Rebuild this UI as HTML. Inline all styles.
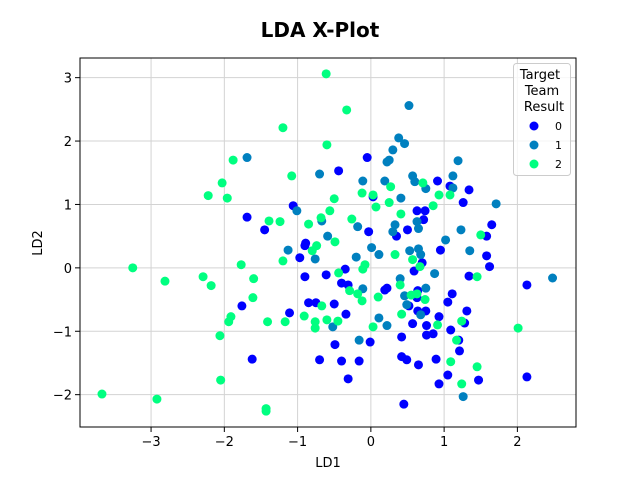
<!DOCTYPE html>
<html><head><meta charset="utf-8"><style>
body{margin:0;background:#fff;}
svg{display:block;font-family:"DejaVu Sans","Liberation Sans",sans-serif;}
</style></head><body>
<svg id="chart" width="640" height="480" viewBox="0 0 640 480">
<text x="320" y="37" text-anchor="middle" font-size="20" font-weight="bold" fill="#000">LDA X-Plot</text>
<g id="grid"></g>
<g id="points"></g>
<rect x="80" y="58" width="496" height="369" fill="none" stroke="#000" stroke-width="1"/>
<g id="ticks"></g>
<text x="328" y="467" text-anchor="middle" font-size="13">LD1</text>
<text x="0" y="0" transform="translate(42,243) rotate(-90)" text-anchor="middle" font-size="13">LD2</text>
<g>
<rect x="513.5" y="63.5" width="57" height="112" rx="3" fill="#fff" fill-opacity="0.8" stroke="#ccc"/>
<text x="541" y="79" text-anchor="middle" font-size="13"><tspan x="540" dy="0">Target</tspan><tspan x="542" dy="16">Team</tspan><tspan x="544" dy="16">Result</tspan></text>
<g><circle cx="534" cy="126" r="4.5" fill="#0000ff"/><text x="555" y="130" font-size="11">0</text></g>
<g><circle cx="534" cy="145" r="4.5" fill="#0080bf"/><text x="555" y="149" font-size="11">1</text></g>
<g><circle cx="534" cy="164" r="4.5" fill="#00ff80"/><text x="555" y="168" font-size="11">2</text></g>
</g>
</svg>
<script>
const xTicks=[-3,-2,-1,0,1,2];
const yTicks=[-2,-1,0,1,2,3];
const classColors=["#0000ff","#0080bf","#00ff80"];
const class0X=[-1.06,-1.69,-1.45,-0.89,-0.90,-0.97,-0.90,-0.61,-1.76,-0.85,-0.75,-1.11,-1.62,-0.70,-0.05,-0.44,0.91,1.08,1.34,1.26,0.03,0.63,0.74,0.72,-0.03,0.35,0.50,1.58,1.65,0.95,1.58,1.62,0.70,0.59,-0.35,1.34,-0.40,-0.31,0.19,0.22,0.64,0.63,1.11,1.05,-0.50,-0.34,0.52,0.64,0.75,0.93,1.31,1.28,0.57,0.76,0.76,0.85,1.09,0.42,1.20,-0.01,-0.49,1.21,-0.40,-0.16,0.42,0.49,0.65,0.89,-0.31,1.05,0.93,1.47,2.13,2.13,0.45];
const class0Y=[0.98,0.80,0.60,0.39,0.35,0.16,-0.14,-0.11,-0.60,-0.55,-0.55,-0.71,-1.44,-1.45,1.74,1.53,1.37,1.29,1.23,1.03,1.12,0.90,0.90,0.76,0.57,0.50,0.60,0.50,0.68,0.28,0.19,0.02,0.08,-0.05,-0.02,-0.13,-0.24,-0.27,-0.35,-0.32,-0.36,-0.47,-0.41,-0.54,-0.57,-0.73,-0.60,-0.68,-0.68,-0.77,-0.68,-0.87,-0.88,-0.91,-1.06,-1.04,-0.98,-1.09,-1.14,-1.17,-1.21,-1.31,-1.47,-1.47,-1.40,-1.45,-1.53,-1.44,-1.75,-1.69,-1.83,-1.77,-0.27,-1.72,-2.15];
const class1X=[-1.69,-0.70,-1.01,-0.67,-0.59,-1.13,-0.76,0.52,0.38,0.46,0.30,0.25,0.22,1.19,-0.11,0.19,0.57,0.60,0.75,1.12,1.12,0.41,1.71,-0.18,0.33,0.30,0.63,0.65,1.23,1.02,0.01,0.11,-0.20,0.53,0.65,0.68,1.35,0.87,0.40,-0.11,0.75,0.46,0.49,0.68,0.11,0.22,-0.52,-0.16,2.48,1.26];
const class1Y=[1.74,1.48,0.90,0.74,0.50,0.28,0.14,2.56,2.05,1.96,1.86,1.70,1.67,1.69,1.37,1.37,1.45,1.36,1.25,1.45,1.26,1.10,1.01,0.65,0.68,0.57,0.73,0.62,0.60,0.44,0.32,0.21,0.17,0.27,0.30,0.21,0.27,-0.09,-0.17,-0.33,-0.32,-0.44,-0.58,-0.74,-0.79,-0.91,-0.93,-1.14,-0.16,-2.03];
const class2X=[-0.61,-1.20,-0.60,-1.88,-1.08,-2.03,-2.22,-1.96,-1.39,-1.24,-0.85,-0.68,-0.56,-0.74,-0.80,-1.20,-1.77,-3.25,-2.81,-2.29,-2.18,-1.60,-1.61,-0.67,-1.91,-1.94,-1.41,-1.17,-0.91,-0.76,-0.76,-0.60,-2.06,-2.05,-3.67,-2.92,-1.43,-1.43,-0.33,-0.50,-0.26,-0.49,-0.12,0.03,0.07,0.27,0.25,0.41,0.71,0.93,1.08,0.85,0.33,0.57,0.67,-0.08,-0.11,-0.44,-0.29,-0.18,-0.12,0.10,0.40,0.55,0.63,0.74,-0.45,0.03,0.42,0.91,1.17,1.24,1.09,1.45,1.24,2.01,1.50,1.45];
const class2Y=[3.06,2.21,1.94,1.70,1.45,1.34,1.14,1.10,0.74,0.73,0.69,0.79,0.90,0.35,0.27,0.11,0.05,0.00,-0.21,-0.14,-0.28,-0.17,-0.47,-0.60,-0.77,-0.85,-0.85,-0.85,-0.76,-0.85,-0.95,-0.82,-1.07,-1.77,-1.99,-2.07,-2.22,-2.26,2.49,1.09,0.77,0.41,1.18,1.15,0.96,1.28,1.03,0.85,1.34,1.15,1.15,0.98,0.21,0.13,0.02,0.05,-0.02,-0.08,-0.36,-0.41,-0.52,-0.46,-0.27,-0.43,-0.41,-0.50,-0.84,-0.93,-0.73,-0.90,-1.14,-0.84,-1.48,-1.56,-1.83,-0.95,0.52,-0.14];

const NS="http://www.w3.org/2000/svg";
const X0=80,X1=576,Y0=58,Y1=427,XMIN=-3.97,XMAX=2.80,YMIN=-2.51,YMAX=3.31;
function sx(v){return X0+(v-XMIN)/(XMAX-XMIN)*(X1-X0);}
function sy(v){return Y1-(v-YMIN)/(YMAX-YMIN)*(Y1-Y0);}
const grid=document.getElementById('grid'),ticks=document.getElementById('ticks'),pts=document.getElementById('points');
function mk(tag,attrs,parent){const e=document.createElementNS(NS,tag);for(const k in attrs)e.setAttribute(k,attrs[k]);parent.appendChild(e);return e;}
xTicks.forEach(t=>{
  const x=sx(t);
  const g=mk('line',{x1:x,x2:x,y1:Y0,y2:Y1,stroke:'#d3d3d3','stroke-width':1},grid);
  
  
  const tk=mk('line',{x1:x,x2:x,y1:Y1,y2:Y1+5,stroke:'#000'},ticks);
  
  
  const tx=mk('text',{x:x,y:Y1+19,'text-anchor':'middle','font-size':'13'},ticks);
  tx.textContent=t<0?'\u2212'+Math.abs(t):String(t);
  
  
});
yTicks.forEach(t=>{
  const y=sy(t);
  const g=mk('line',{x1:X0,x2:X1,y1:y,y2:y,stroke:'#d3d3d3','stroke-width':1},grid);
  
  
  const tk=mk('line',{x1:X0-5,x2:X0,y1:y,y2:y,stroke:'#000'},ticks);
  
  
  const tx=mk('text',{x:X0-8,y:y+5,'text-anchor':'end','font-size':'13'},ticks);
  tx.textContent=t<0?'\u2212'+Math.abs(t):String(t);
  
  
});
[[class0X,class0Y],[class1X,class1Y],[class2X,class2Y]].forEach((s,ci)=>{
  s[0].forEach((xv,i)=>{
    const c=mk('circle',{cx:sx(xv),cy:sy(s[1][i]),r:4.5,fill:classColors[ci]},pts);
    
    
  });
});
</script>
</body></html>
§ §
• What needs to be done: Keep the pictures out of the copy and write out the data exactly as it stands.

• Solved exercise:
Rebuild this UI as HTML. Inline all styles.
<!DOCTYPE html>
<html><head><meta charset="utf-8"><style>
body{margin:0;background:#fff;}
svg{display:block;font-family:"DejaVu Sans","Liberation Sans",sans-serif;}
</style></head><body>
<svg id="chart" width="640" height="480" viewBox="0 0 640 480">
<text x="320" y="37" text-anchor="middle" font-size="20" font-weight="bold" fill="#000">LDA X-Plot</text>
<g id="grid"></g>
<g id="points"></g>
<rect x="80" y="58" width="496" height="369" fill="none" stroke="#000" stroke-width="1"/>
<g id="ticks"></g>
<text x="328" y="467" text-anchor="middle" font-size="13">LD1</text>
<text x="0" y="0" transform="translate(42,243) rotate(-90)" text-anchor="middle" font-size="13">LD2</text>
<g>
<rect x="513.5" y="63.5" width="57" height="112" rx="3" fill="#fff" fill-opacity="0.8" stroke="#ccc"/>
<text x="541" y="79" text-anchor="middle" font-size="13"><tspan x="540" dy="0">Target</tspan><tspan x="542" dy="16">Team</tspan><tspan x="544" dy="16">Result</tspan></text>
<g><circle cx="534" cy="126" r="4.5" fill="#0000ff"/><text x="555" y="130" font-size="11">0</text></g>
<g><circle cx="534" cy="145" r="4.5" fill="#0080bf"/><text x="555" y="149" font-size="11">1</text></g>
<g><circle cx="534" cy="164" r="4.5" fill="#00ff80"/><text x="555" y="168" font-size="11">2</text></g>
</g>
</svg>
<script>
const xTicks=[-3,-2,-1,0,1,2];
const yTicks=[-2,-1,0,1,2,3];
const classColors=["#0000ff","#0080bf","#00ff80"];
const class0X=[-1.06,-1.69,-1.45,-0.89,-0.90,-0.97,-0.90,-0.61,-1.76,-0.85,-0.75,-1.11,-1.62,-0.70,-0.05,-0.44,0.91,1.08,1.34,1.26,0.03,0.63,0.74,0.72,-0.03,0.35,0.50,1.58,1.65,0.95,1.58,1.62,0.70,0.59,-0.35,1.34,-0.40,-0.31,0.19,0.22,0.64,0.63,1.11,1.05,-0.50,-0.34,0.52,0.64,0.75,0.93,1.31,1.28,0.57,0.76,0.76,0.85,1.09,0.42,1.20,-0.01,-0.49,1.21,-0.40,-0.16,0.42,0.49,0.65,0.89,-0.31,1.05,0.93,1.47,2.13,2.13,0.45];
const class0Y=[0.98,0.80,0.60,0.39,0.35,0.16,-0.14,-0.11,-0.60,-0.55,-0.55,-0.71,-1.44,-1.45,1.74,1.53,1.37,1.29,1.23,1.03,1.12,0.90,0.90,0.76,0.57,0.50,0.60,0.50,0.68,0.28,0.19,0.02,0.08,-0.05,-0.02,-0.13,-0.24,-0.27,-0.35,-0.32,-0.36,-0.47,-0.41,-0.54,-0.57,-0.73,-0.60,-0.68,-0.68,-0.77,-0.68,-0.87,-0.88,-0.91,-1.06,-1.04,-0.98,-1.09,-1.14,-1.17,-1.21,-1.31,-1.47,-1.47,-1.40,-1.45,-1.53,-1.44,-1.75,-1.69,-1.83,-1.77,-0.27,-1.72,-2.15];
const class1X=[-1.69,-0.70,-1.01,-0.67,-0.59,-1.13,-0.76,0.52,0.38,0.46,0.30,0.25,0.22,1.19,-0.11,0.19,0.57,0.60,0.75,1.12,1.12,0.41,1.71,-0.18,0.33,0.30,0.63,0.65,1.23,1.02,0.01,0.11,-0.20,0.53,0.65,0.68,1.35,0.87,0.40,-0.11,0.75,0.46,0.49,0.68,0.11,0.22,-0.52,-0.16,2.48,1.26];
const class1Y=[1.74,1.48,0.90,0.74,0.50,0.28,0.14,2.56,2.05,1.96,1.86,1.70,1.67,1.69,1.37,1.37,1.45,1.36,1.25,1.45,1.26,1.10,1.01,0.65,0.68,0.57,0.73,0.62,0.60,0.44,0.32,0.21,0.17,0.27,0.30,0.21,0.27,-0.09,-0.17,-0.33,-0.32,-0.44,-0.58,-0.74,-0.79,-0.91,-0.93,-1.14,-0.16,-2.03];
const class2X=[-0.61,-1.20,-0.60,-1.88,-1.08,-2.03,-2.22,-1.96,-1.39,-1.24,-0.85,-0.68,-0.56,-0.74,-0.80,-1.20,-1.77,-3.25,-2.81,-2.29,-2.18,-1.60,-1.61,-0.67,-1.91,-1.94,-1.41,-1.17,-0.91,-0.76,-0.76,-0.60,-2.06,-2.05,-3.67,-2.92,-1.43,-1.43,-0.33,-0.50,-0.26,-0.49,-0.12,0.03,0.07,0.27,0.25,0.41,0.71,0.93,1.08,0.85,0.33,0.57,0.67,-0.08,-0.11,-0.44,-0.29,-0.18,-0.12,0.10,0.40,0.55,0.63,0.74,-0.45,0.03,0.42,0.91,1.17,1.24,1.09,1.45,1.24,2.01,1.50,1.45];
const class2Y=[3.06,2.21,1.94,1.70,1.45,1.34,1.14,1.10,0.74,0.73,0.69,0.79,0.90,0.35,0.27,0.11,0.05,0.00,-0.21,-0.14,-0.28,-0.17,-0.47,-0.60,-0.77,-0.85,-0.85,-0.85,-0.76,-0.85,-0.95,-0.82,-1.07,-1.77,-1.99,-2.07,-2.22,-2.26,2.49,1.09,0.77,0.41,1.18,1.15,0.96,1.28,1.03,0.85,1.34,1.15,1.15,0.98,0.21,0.13,0.02,0.05,-0.02,-0.08,-0.36,-0.41,-0.52,-0.46,-0.27,-0.43,-0.41,-0.50,-0.84,-0.93,-0.73,-0.90,-1.14,-0.84,-1.48,-1.56,-1.83,-0.95,0.52,-0.14];

const NS="http://www.w3.org/2000/svg";
const X0=80,X1=576,Y0=58,Y1=427,XMIN=-3.97,XMAX=2.80,YMIN=-2.51,YMAX=3.31;
function sx(v){return X0+(v-XMIN)/(XMAX-XMIN)*(X1-X0);}
function sy(v){return Y1-(v-YMIN)/(YMAX-YMIN)*(Y1-Y0);}
const grid=document.getElementById('grid'),ticks=document.getElementById('ticks'),pts=document.getElementById('points');
function mk(tag,attrs,parent){const e=document.createElementNS(NS,tag);for(const k in attrs)e.setAttribute(k,attrs[k]);parent.appendChild(e);return e;}
xTicks.forEach(t=>{
  const x=sx(t);
  const g=mk('line',{x1:x,x2:x,y1:Y0,y2:Y1,stroke:'#d3d3d3','stroke-width':1},grid);
  
  
  const tk=mk('line',{x1:x,x2:x,y1:Y1,y2:Y1+5,stroke:'#000'},ticks);
  
  
  const tx=mk('text',{x:x,y:Y1+19,'text-anchor':'middle','font-size':'13'},ticks);
  tx.textContent=t<0?'\u2212'+Math.abs(t):String(t);
  
  
});
yTicks.forEach(t=>{
  const y=sy(t);
  const g=mk('line',{x1:X0,x2:X1,y1:y,y2:y,stroke:'#d3d3d3','stroke-width':1},grid);
  
  
  const tk=mk('line',{x1:X0-5,x2:X0,y1:y,y2:y,stroke:'#000'},ticks);
  
  
  const tx=mk('text',{x:X0-8,y:y+5,'text-anchor':'end','font-size':'13'},ticks);
  tx.textContent=t<0?'\u2212'+Math.abs(t):String(t);
  
  
});
[[class0X,class0Y],[class1X,class1Y],[class2X,class2Y]].forEach((s,ci)=>{
  s[0].forEach((xv,i)=>{
    const c=mk('circle',{cx:sx(xv),cy:sy(s[1][i]),r:4.5,fill:classColors[ci]},pts);
    
    
  });
});
</script>
</body></html>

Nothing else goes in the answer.